Once again, the Ambassador Leadership Team attended the Willow Creek Leadership Summit via satellite on August 6 and 7. Once again, I left convinced that The Summit is the greatest leadership development value on the planet. “No pain, no gain” was a reoccurring theme this year. One faculty member particularly stood out as having experienced unimaginable pain in preparation for exponential gains in the organization he’s led since 1993.
Wess Stafford is CEO of Compassion International, a Christian child advocacy ministry that currently helps over one million children in twenty-five countries. As an internationally recognized advocate for children in poverty, Wess’s passion for the children he serves oozes from every pore of his body. When speaking on his favorite subject, Wess often has tears in his eyes and a lump in his throat. How appropriate that this man of such boundless compassion leads an organization called by his single greatest character trait. And, how typical of great leaders that such tremendous gains were only made possible by horrendous pain sufferred over many years.

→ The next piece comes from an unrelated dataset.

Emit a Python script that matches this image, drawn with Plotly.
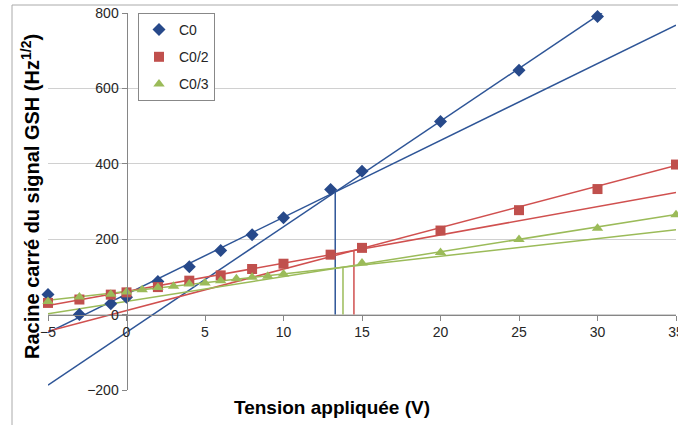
import plotly.graph_objects as go

# ---------------- data ----------------
x_c0 = [-5, -3, -1, 0, 2, 4, 6, 8, 10, 13, 15, 20, 25, 30]
y_c0 = [53, 0, 29, 46, 88, 127, 170, 212, 257, 332, 380, 512, 648, 791]

x_c02 = [-5, -3, -1, 0, 2, 4, 6, 8, 10, 13, 15, 20, 25, 30, 35]
y_c02 = [31, 40, 53, 59, 73, 90, 104, 121, 135, 159, 177, 223, 277, 333, 398]

x_c03 = [-5, -3, -1, 0, 1, 2, 3, 4, 5, 6, 7, 8, 9, 10, 15, 20, 25, 30, 35]
y_c03 = [35, 47, 54, 60, 66, 72, 75, 81, 84, 90, 95, 99, 102, 108, 137, 165, 199, 229, 265]

# two linear fits per series (slope, intercept)
c0_fit_slopes = [28.0, 20.38]
c0_fit_intercepts = [-47.0, 54.3]
c02_fit_slopes = [11.0, 7.5]
c02_fit_intercepts = [10.7, 61.4]
c03_fit_slopes = [6.58, 4.68]
c03_fit_intercepts = [35.0, 61.2]

fit_x = [-5, 35]

x_ticks = [-5, 0, 5, 10, 15, 20, 25, 30, 35]
y_ticks = [-200, 0, 200, 400, 600, 800]

series = [
    dict(name="C0", x=x_c0, y=y_c0, m=c0_fit_slopes, b=c0_fit_intercepts,
         mcolor="#27498A", lcolor="#2E5597", symbol="diamond", size=10),
    dict(name="C0/2", x=x_c02, y=y_c02, m=c02_fit_slopes, b=c02_fit_intercepts,
         mcolor="#C0504D", lcolor="#D0504F", symbol="square", size=10),
    dict(name="C0/3", x=x_c03, y=y_c03, m=c03_fit_slopes, b=c03_fit_intercepts,
         mcolor="#9BBB59", lcolor="#9BBB59", symbol="triangle-up", size=10),
]

fig = go.Figure()

# fitted lines and intersection drop lines
for s in series:
    for m, b in zip(s["m"], s["b"]):
        fig.add_trace(go.Scatter(
            x=fit_x, y=[m * v + b for v in fit_x], mode="lines",
            line=dict(color=s["lcolor"], width=1.5),
            showlegend=False, hoverinfo="skip"))
    m0, m1 = s["m"]
    b0, b1 = s["b"]
    xc = (b1 - b0) / (m0 - m1)
    yc = m0 * xc + b0
    fig.add_trace(go.Scatter(
        x=[xc, xc], y=[0, yc], mode="lines",
        line=dict(color=s["lcolor"], width=1.5),
        showlegend=False, hoverinfo="skip"))

# data markers
for i, s in enumerate(series):
    fig.add_trace(go.Scatter(
        x=s["x"], y=s["y"], mode="markers", name=s["name"],
        legendgroup="g%d" % i,
        marker=dict(symbol=s["symbol"], size=s["size"], color=s["mcolor"]),
        cliponaxis=False))

# invisible trace so the display axis (y2) is rendered
fig.add_trace(go.Scatter(x=[None], y=[None], yaxis="y2", showlegend=False,
                         hoverinfo="skip"))

W, H = 678, 425
L, R, T, B = 48, 2, 13, 35
pw = W - L - R
ph = H - T - B

def px(xs):
    return (xs - L) / pw

def py(ys):
    return (H - B - ys) / ph

fig.update_layout(
    width=W, height=H,
    margin=dict(l=L, r=R, t=T, b=B, pad=0),
    paper_bgcolor="white", plot_bgcolor="white",
    font=dict(family="Liberation Sans, Arial, sans-serif", size=14, color="#262626"),
    xaxis=dict(range=[-5, 35], tickvals=x_ticks, showgrid=False, zeroline=False,
               showline=True, linecolor="#868686", linewidth=1,
               ticks="outside", ticklen=5, tickcolor="#868686",
               anchor="free", position=0.2, ticklabeloverflow="allow",
               automargin=False,
               tickfont=dict(size=14, color="#262626")),
    # gridlines only
    yaxis=dict(range=[-200, 800], tickvals=y_ticks, showgrid=True,
               gridcolor="#D0D0D0", gridwidth=1, zeroline=False,
               showline=False, showticklabels=False, ticks="",
               automargin=False),
    # visible axis crossing at x = 0
    yaxis2=dict(range=[-200, 800], tickvals=y_ticks, overlaying="y",
                showgrid=False, zeroline=False,
                showline=True, linecolor="#868686", linewidth=1,
                ticks="outside", ticklen=5, tickcolor="#868686",
                anchor="free", position=0.125, side="left",
                ticklabeloverflow="allow", automargin=False,
                tickfont=dict(size=14, color="#262626")),
    legend=dict(x=px(138), y=py(13), xanchor="left", yanchor="top",
                bgcolor="white", bordercolor="#888888", borderwidth=1,
                font=dict(size=14, color="#262626"),
                traceorder="grouped", tracegroupgap=6,
                entrywidth=56, entrywidthmode="pixels"),
    showlegend=True,
)

fig.add_annotation(
    text="<b>Racine carré du signal GSH (Hz<sup>1/2</sup>)</b>",
    x=px(31), y=py(197), xref="paper", yref="paper",
    textangle=-90, showarrow=False, xanchor="center", yanchor="middle",
    font=dict(size=20, color="#000000"))

fig.add_annotation(
    text="<b>Tension appliquée (V)</b>",
    x=px(332), y=py(407), xref="paper", yref="paper",
    showarrow=False, xanchor="center", yanchor="middle",
    font=dict(size=19, color="#000000"))

# chart frame (left and top border)
fig.add_shape(type="line", xref="paper", yref="paper",
              x0=px(12), x1=px(12), y0=py(430), y1=py(5),
              line=dict(color="#AAAAAA", width=1))
fig.add_shape(type="line", xref="paper", yref="paper",
              x0=px(12), x1=px(700), y0=py(5), y1=py(5),
              line=dict(color="#AAAAAA", width=1))

fig.write_html(
    "out.html",
    config={"displayModeBar": False},
    post_script="document.body.style.margin='0';"
                "document.body.style.overflow='hidden';"
                "document.documentElement.style.overflow='hidden';",
)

Wess Stafford’s story is so poignant and powerful that I do not feel free to tell it here. There’s something literally sacred about it. He brought The Summit house down with it and left founder, Bill Hybels, at a rare loss for words in the aftermath. His painful past is chronicled in the “Silent No More” chapter starting on page 143 in his book, Too Small To Ignore.
I’m still processing the painful prescription that I received from this year’s Summit. I was reminded of a line from the movie The Way We Were wherein the male lead, Hubbell Gardner, played by Robert Redford, wrote of a character who was “like the country he lived in, everything came too easy for him”. This line comes from the ficticious book authored by Gardner entitled, “A Country Made Of Ice Cream“. It begs the question –does America suffer a dearth of leaders who have paid the prerequisite painful price of true leadership? Or, has everthing come so easily for us in recent decades (excepting the past year) that we’ve passed the leadership mantle of “the greatest generation” into the ill-equipped hands of baby boomers whose ice cream cones are now melting along with the American dream?
On the positive side, the “no pain, no gain” theme has me looking afresh at my own painful past in hopes of discovering how those painful experiences can be channeled into a brighter future. I’ve long thought that we learn much more from our failures than our successes. I now think that past pain can not only be overcome, but it can be the very platform upon which an otherwise unattainable glory can be achieved. My new hero, Wess Stafford, is living proof of this. That’s why I consider his book, Too Small To Ignore, a must read for anyone serious about taking their leadership to the next level.